In my case, there are several machines behind the proxy, but they all share a
common suffix, so I had a Host *.ozlabs.ibm.com
rule to apply the proxy. I
also use aliases to refer to the machines without the .ozlabs.ibm.com
suffix,
so failing to follow rule (3) lead to the situation where the extension didn't
think there was a proxy.
However, even if this were to be fixed, it still doesn't respect rule (4), or most complex match logic in general. If the hostname bug is fixed then my setup would work, but it's less than ideal to keep playing whack-a-mole with parsing bugs. It would be a lot easier if there was a way to just ask SSH for the config that a given host name resolves to.
Enter ssh -G
. The -G
flag asks SSH to dump the complete resolved config,
without actually opening the connection (it may execute arbitrary code while
resolving the config however!). So to fix the extension once and for all, we
could swap the manual parser to just invoking ssh -G example
, and parsing the
output as the final config. No Host
or Match
or HostName
or Match final
quirks to worry about.
Sure enough, if we replace the config backend with this 'native' resolver, we can connect to all the machines with no problem. Hopefully the pull request to add this support will get accepted, and I can stop running my locally patched copy of the extension.
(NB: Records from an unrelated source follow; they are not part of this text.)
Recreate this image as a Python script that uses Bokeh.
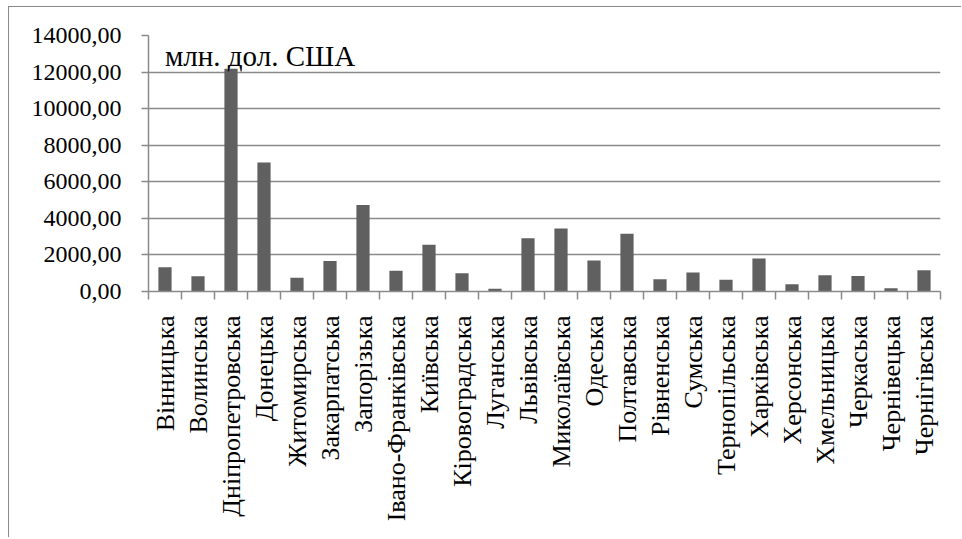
from bokeh.plotting import figure
from bokeh.models import FixedTicker, CustomJSTickFormatter, Label, ColumnDataSource, Range1d
from bokeh.embed import file_html
from bokeh.resources import INLINE
import math

regions = ["Вінницька", "Волинська", "Дніпропетровська", "Донецька", "Житомирська",
           "Закарпатська", "Запорізька", "Івано-Франківська", "Київська", "Кіровоградська",
           "Луганська", "Львівська", "Миколаївська", "Одеська", "Полтавська", "Рівненська",
           "Сумська", "Тернопільська", "Харківська", "Херсонська", "Хмельницька",
           "Черкаська", "Чернівецька", "Чернігівська"]
values = [1320, 830, 12180, 7050, 750, 1670, 4730, 1140, 2550, 1000,
          150, 2910, 3440, 1690, 3160, 670, 1040, 640, 1800, 400, 890,
          850, 180, 1160]
y_ticks = [0, 2000, 4000, 6000, 8000, 10000, 12000, 14000]
y_tick_labels = ["0,00", "2000,00", "4000,00", "6000,00", "8000,00",
                 "10000,00", "12000,00", "14000,00"]
unit_label = "млн. дол. США"

FONT = "Liberation Serif"
GRID = "#8a8a8a"

n = len(regions)
centers = [i + 0.5 for i in range(n)]
src = ColumnDataSource(dict(x=centers, top=values, name=regions))

p = figure(output_backend="svg", toolbar_location=None,
           frame_width=792, frame_height=256,
           min_border_left=139, min_border_right=21,
           min_border_top=28, min_border_bottom=246,
           x_range=Range1d(0, n), y_range=Range1d(0, 14000))
p.styles = {"margin-left": "8px", "margin-top": "6px",
            "border-left": "1.5px solid #8a8a8a",
            "border-top": "1.5px solid #8a8a8a"}
p.outline_line_color = None
p.background_fill_color = "white"
p.border_fill_color = "white"

p.vbar(x="x", top="top", width=0.4, source=src, fill_color="#606060", line_color=None)

# y axis
p.yaxis.ticker = FixedTicker(ticks=y_ticks, minor_ticks=[])
p.yaxis.major_label_overrides = {t: l for t, l in zip(y_ticks, y_tick_labels)}
p.yaxis.major_tick_out = 7
p.yaxis.major_tick_in = 0
p.yaxis.minor_tick_line_color = None
p.yaxis.axis_line_color = GRID
p.yaxis.axis_line_width = 1.5
p.yaxis.major_tick_line_color = GRID
p.yaxis.major_tick_line_width = 1.5
p.yaxis.major_label_text_font = FONT
p.yaxis.major_label_text_font_size = "24px"
p.yaxis.major_label_text_color = "black"
p.yaxis.major_label_standoff = 20

# x axis: labels at centers, ticks at boundaries
p.xaxis.ticker = FixedTicker(ticks=centers, minor_ticks=list(range(n + 1)))
p.xaxis.formatter = CustomJSTickFormatter(args=dict(labels=regions),
                                          code="return labels[Math.floor(tick)];")
p.xaxis.major_label_orientation = math.pi / 2
p.xaxis.major_tick_line_color = None
p.xaxis.major_tick_out = 8
p.xaxis.minor_tick_out = 8
p.xaxis.minor_tick_in = 0
p.xaxis.minor_tick_line_color = GRID
p.xaxis.minor_tick_line_width = 1.5
p.xaxis.axis_line_color = GRID
p.xaxis.axis_line_width = 1.5
p.xaxis.major_label_text_font = FONT
p.xaxis.major_label_text_font_size = "26px"
p.xaxis.major_label_text_color = "black"
p.xaxis.major_label_standoff = 16

p.xgrid.grid_line_color = None
p.ygrid.ticker = FixedTicker(ticks=y_ticks)
p.ygrid.grid_line_color = GRID
p.ygrid.grid_line_width = 1.5

p.add_layout(Label(x=0.5, y=12870, text=unit_label, text_font=FONT,
                   text_font_size="29px", text_color="black",
                   text_baseline="alphabetic"))

open("out.html", "w").write(file_html(p, INLINE))
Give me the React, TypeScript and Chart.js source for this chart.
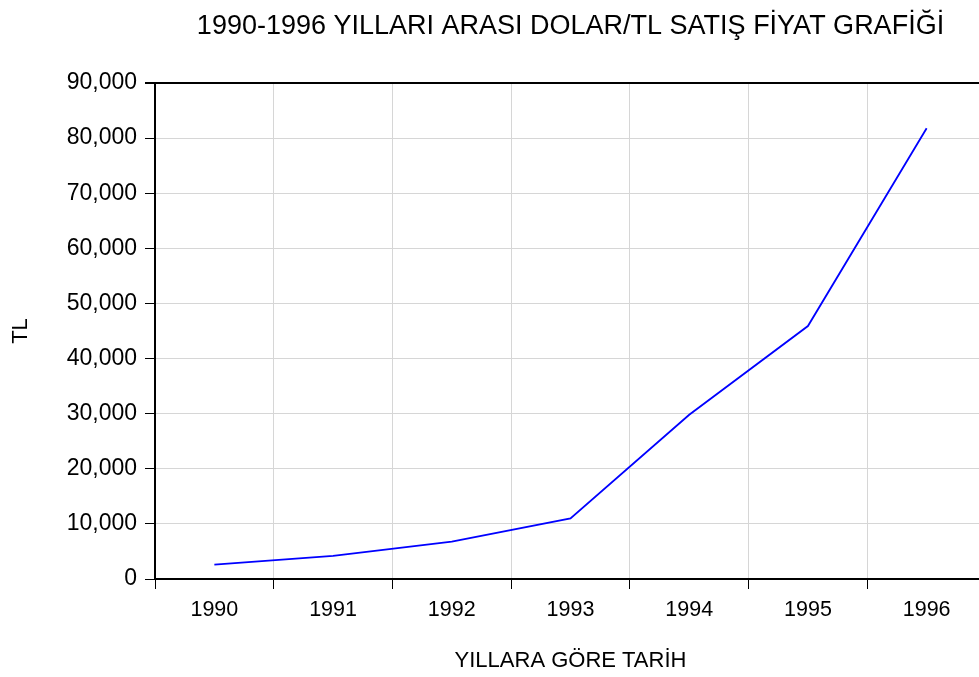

In general, I'd suggest avoiding any dependency on a second pass being done on
the config. Resolve your aliases early, so that the rest of your matches work
against the full hostname. If you later need to match against the name passed in
the command line, you can use Match originalhost=example
. The example above
should always be written as
Host example
HostName example.ozlabs.ibm.com
Match host="*.ozlabs.ibm.com"
ProxyJump proxy
even if the reversed order might appear to work thanks to the weird interactions
described above. And after learning these parser quirks, I find the idea of
using Host
match statements unreliable; that they may or may not be run
against the HostName
value allows for truely strange bugs to appear. Maybe you
should remove this uncertainty by starting your config with Match final
to at
least always be parsed the same way.